Loeb, CEO of the hedge-fund firm Third Point, who is also a major shareholder in Yahoo, said he discovered that Thompson studied accounting at the Stonehill College near Boston and not computer science. Fox Business reports Loeb said rather than the double degrees of accounting and computer science that Thompson claims and which Yahoo reported in a recent filing with the Securities and Exchange Commission (SEC), Stonehill confirmed that Thompson graduated with a degree in accounting only.
Leob said he found that Stonehill did not start awarding computer science degrees until 1983, four years after Thompson graduated.
Yahoo Inc., according to Daily Mail, has confirmed Loeb's findings but says the misinformation was an "inadvertent error." Fox Business reports a Yahoo spokesman confirmed that Thompson received a Bachelor of Science degree in business administration with a major in accounting.
But Loeb is not impressed with the "inadvertent error" excuse. He said in a letter he wrote to the board that the overstatement undermines Thompson's credibility and “reflects poorly” on his character.

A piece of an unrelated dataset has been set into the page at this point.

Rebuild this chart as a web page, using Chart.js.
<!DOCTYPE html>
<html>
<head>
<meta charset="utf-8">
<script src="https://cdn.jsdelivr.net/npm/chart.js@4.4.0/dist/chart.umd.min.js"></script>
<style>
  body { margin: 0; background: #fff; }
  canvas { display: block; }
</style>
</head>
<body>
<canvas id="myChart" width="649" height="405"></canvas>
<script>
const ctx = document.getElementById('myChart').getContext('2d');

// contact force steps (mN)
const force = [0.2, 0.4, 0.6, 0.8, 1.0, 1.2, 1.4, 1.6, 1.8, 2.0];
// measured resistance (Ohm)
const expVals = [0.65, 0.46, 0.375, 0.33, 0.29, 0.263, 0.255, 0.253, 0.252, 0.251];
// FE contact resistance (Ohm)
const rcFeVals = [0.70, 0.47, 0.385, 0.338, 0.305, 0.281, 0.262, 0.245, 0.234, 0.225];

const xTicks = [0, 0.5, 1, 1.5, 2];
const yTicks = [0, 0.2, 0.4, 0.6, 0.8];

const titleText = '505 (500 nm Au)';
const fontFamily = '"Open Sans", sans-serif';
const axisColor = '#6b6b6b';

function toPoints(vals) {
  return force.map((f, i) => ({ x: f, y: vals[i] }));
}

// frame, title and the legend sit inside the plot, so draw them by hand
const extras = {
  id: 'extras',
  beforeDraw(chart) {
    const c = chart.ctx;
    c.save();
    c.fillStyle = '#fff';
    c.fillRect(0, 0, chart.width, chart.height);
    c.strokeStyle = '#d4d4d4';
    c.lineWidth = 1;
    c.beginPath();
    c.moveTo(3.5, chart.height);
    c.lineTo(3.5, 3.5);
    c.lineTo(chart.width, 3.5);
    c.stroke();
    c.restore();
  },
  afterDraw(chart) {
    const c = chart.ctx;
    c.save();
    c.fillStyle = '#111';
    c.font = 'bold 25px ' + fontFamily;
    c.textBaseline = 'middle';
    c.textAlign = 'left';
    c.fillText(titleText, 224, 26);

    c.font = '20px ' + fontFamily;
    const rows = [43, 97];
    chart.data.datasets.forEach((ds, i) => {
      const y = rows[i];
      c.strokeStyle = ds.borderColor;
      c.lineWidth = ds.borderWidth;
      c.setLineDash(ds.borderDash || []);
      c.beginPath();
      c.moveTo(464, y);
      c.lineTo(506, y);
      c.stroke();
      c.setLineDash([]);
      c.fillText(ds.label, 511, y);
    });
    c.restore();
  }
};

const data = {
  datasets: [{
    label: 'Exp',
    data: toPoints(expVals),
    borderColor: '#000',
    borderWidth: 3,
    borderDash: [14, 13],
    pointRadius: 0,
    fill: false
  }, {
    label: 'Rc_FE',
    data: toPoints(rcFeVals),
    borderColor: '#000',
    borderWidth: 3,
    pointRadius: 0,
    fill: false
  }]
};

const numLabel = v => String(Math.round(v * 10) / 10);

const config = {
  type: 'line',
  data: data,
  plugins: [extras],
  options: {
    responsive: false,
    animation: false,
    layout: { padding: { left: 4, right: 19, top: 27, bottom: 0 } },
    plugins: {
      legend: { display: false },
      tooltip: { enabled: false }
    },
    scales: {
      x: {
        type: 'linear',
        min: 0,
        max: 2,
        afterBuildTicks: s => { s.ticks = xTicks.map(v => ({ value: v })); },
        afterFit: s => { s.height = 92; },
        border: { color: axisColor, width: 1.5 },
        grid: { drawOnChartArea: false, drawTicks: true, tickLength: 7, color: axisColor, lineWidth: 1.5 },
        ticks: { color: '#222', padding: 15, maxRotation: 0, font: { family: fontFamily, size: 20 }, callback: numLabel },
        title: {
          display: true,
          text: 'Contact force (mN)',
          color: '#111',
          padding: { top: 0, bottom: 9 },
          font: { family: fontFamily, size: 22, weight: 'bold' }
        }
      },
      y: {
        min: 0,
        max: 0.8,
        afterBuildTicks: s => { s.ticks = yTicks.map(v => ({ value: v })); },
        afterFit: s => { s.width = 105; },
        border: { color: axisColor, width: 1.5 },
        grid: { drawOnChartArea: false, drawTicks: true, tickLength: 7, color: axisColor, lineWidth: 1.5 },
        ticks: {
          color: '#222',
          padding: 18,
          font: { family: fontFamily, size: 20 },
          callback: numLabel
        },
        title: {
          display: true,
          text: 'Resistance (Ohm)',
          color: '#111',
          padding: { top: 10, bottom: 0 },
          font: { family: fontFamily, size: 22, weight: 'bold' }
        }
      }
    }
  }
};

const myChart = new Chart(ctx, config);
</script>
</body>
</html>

The letter said: "If misrepresentations were made, they would confirm yet again that Yahoo! is in dire need of a complete corporate governance overhaul." He added: "If Mr Thompson embellished his academic credentials we think that it undermines his credibility as a technology expert and reflects poorly on the character of the CEO who has been tasked with leading Yahoo! at this critical juncture."

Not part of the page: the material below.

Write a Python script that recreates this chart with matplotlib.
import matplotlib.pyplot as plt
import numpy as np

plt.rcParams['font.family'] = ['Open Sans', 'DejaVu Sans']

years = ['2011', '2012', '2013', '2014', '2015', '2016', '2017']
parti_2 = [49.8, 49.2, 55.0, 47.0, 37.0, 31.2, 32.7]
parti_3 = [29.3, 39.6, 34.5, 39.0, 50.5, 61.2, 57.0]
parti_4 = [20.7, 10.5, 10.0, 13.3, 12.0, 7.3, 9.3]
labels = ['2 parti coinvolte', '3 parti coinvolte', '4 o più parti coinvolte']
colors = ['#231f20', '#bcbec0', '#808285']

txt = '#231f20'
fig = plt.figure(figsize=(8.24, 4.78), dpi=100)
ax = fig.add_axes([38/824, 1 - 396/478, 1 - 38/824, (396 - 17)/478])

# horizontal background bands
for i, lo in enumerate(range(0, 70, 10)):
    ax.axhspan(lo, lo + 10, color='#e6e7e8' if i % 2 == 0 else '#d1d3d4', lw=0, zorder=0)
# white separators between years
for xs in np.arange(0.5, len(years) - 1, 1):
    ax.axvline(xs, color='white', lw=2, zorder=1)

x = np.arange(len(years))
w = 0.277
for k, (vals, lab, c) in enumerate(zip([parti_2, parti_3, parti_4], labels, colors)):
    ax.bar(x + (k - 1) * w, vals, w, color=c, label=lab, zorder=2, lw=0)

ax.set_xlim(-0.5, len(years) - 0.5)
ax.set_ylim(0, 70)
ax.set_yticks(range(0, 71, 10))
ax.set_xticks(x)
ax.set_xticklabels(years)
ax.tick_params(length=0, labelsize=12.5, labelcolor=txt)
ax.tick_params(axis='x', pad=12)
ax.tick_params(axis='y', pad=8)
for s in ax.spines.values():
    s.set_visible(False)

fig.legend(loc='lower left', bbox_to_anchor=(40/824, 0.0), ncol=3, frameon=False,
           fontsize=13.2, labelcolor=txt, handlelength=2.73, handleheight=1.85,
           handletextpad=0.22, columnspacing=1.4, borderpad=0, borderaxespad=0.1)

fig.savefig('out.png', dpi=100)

Daily Mail reports that Loeb controls 5.8 percent in Yahoo. He is leading a campaign for a shake up of the company's board as part of efforts to revive the company's flagging fortunes.
Loeb claimed he made the discovery by simply Googling Thompson. Fox Business reports Loeb said a "rudimentary Google search" brings up a Stonehill alumni announcement about Thompson. Loeb said he then contacted the college for confirmation and he was informed that "Mr. Thompson did indeed graduate with a degree in accounting only."

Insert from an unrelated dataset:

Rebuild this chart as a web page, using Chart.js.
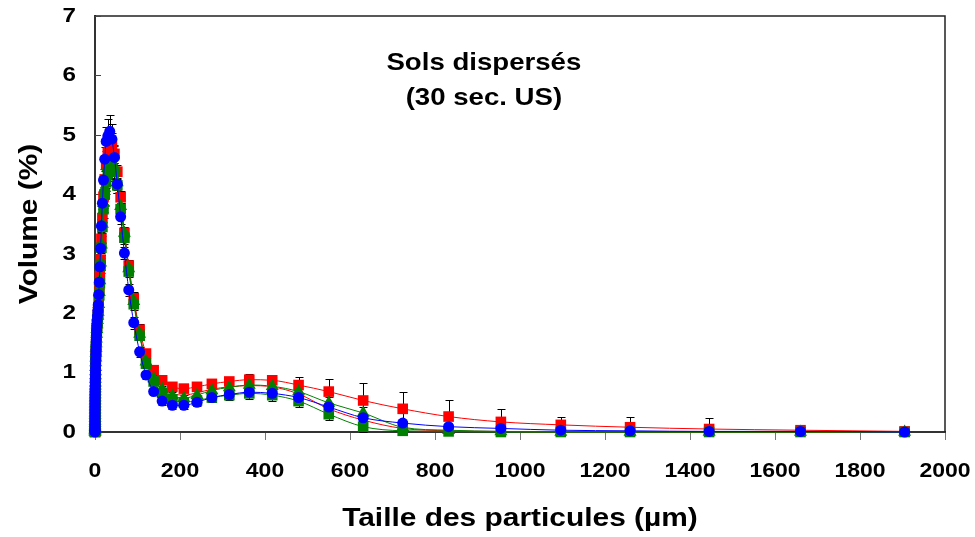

But Yahoo is standing by its CEO who was previously the president of Paypal. According to Yahoo, Thompson is "a highly qualified executive with a successful track record leading large consumer technology companies."
CNN, however, points out what appears to show that the misinformation was not "inadvertent error." Thompson's official biography at his last job with PayPal also makes the claim that he has a degree in computer science. According to CNN, the "inadvertent error" is one that Thompson has made repeatedly over his long career in the tech industry.
Loeb, in his letter to Yahoo board, suggested tongue-in-cheek how Thompson might have earned a computer science degree: "We learned that during Mr. Thompson's tenure at Stonehill only one such course was even offered: Intro to Computer Science. Presumably, Mr. Thompson took that course."
CNN reports Loeb has a long history of launching proxy fights and Yahoo is the latest firm he is targeting. Loeb runs, a website that he uses to attack Yahoo’s management and raise issues on the company's financial performance. Third Point, in February, filed paperwork proposing four new board members for Yahoo, including Loeb. In March, Yahoo appointed three new directors, excluding Loeb and all his nominees. In an effort to avoid a proxy war, Yahoo offered to appoint Harry Wilson, one of Loeb's nominees, but Loeb rejected the offer and insisted that he wanted to be appointed.
Fox Business reports that Thompson replaced Yahoo CEO Carol Bartz last year. Before then he was president of eBay’s PayPal business, a position he was appointed to after serving as PayPal’s senior vice president and chief technology officer.
Fox Business reports that before PayPal, Thompson had been vice president of technology solutions at Visa’s Inovant subsidiary, where he was in charge of the firm's global payment system. He also worked as chief information officer of Barclay's Global Investors.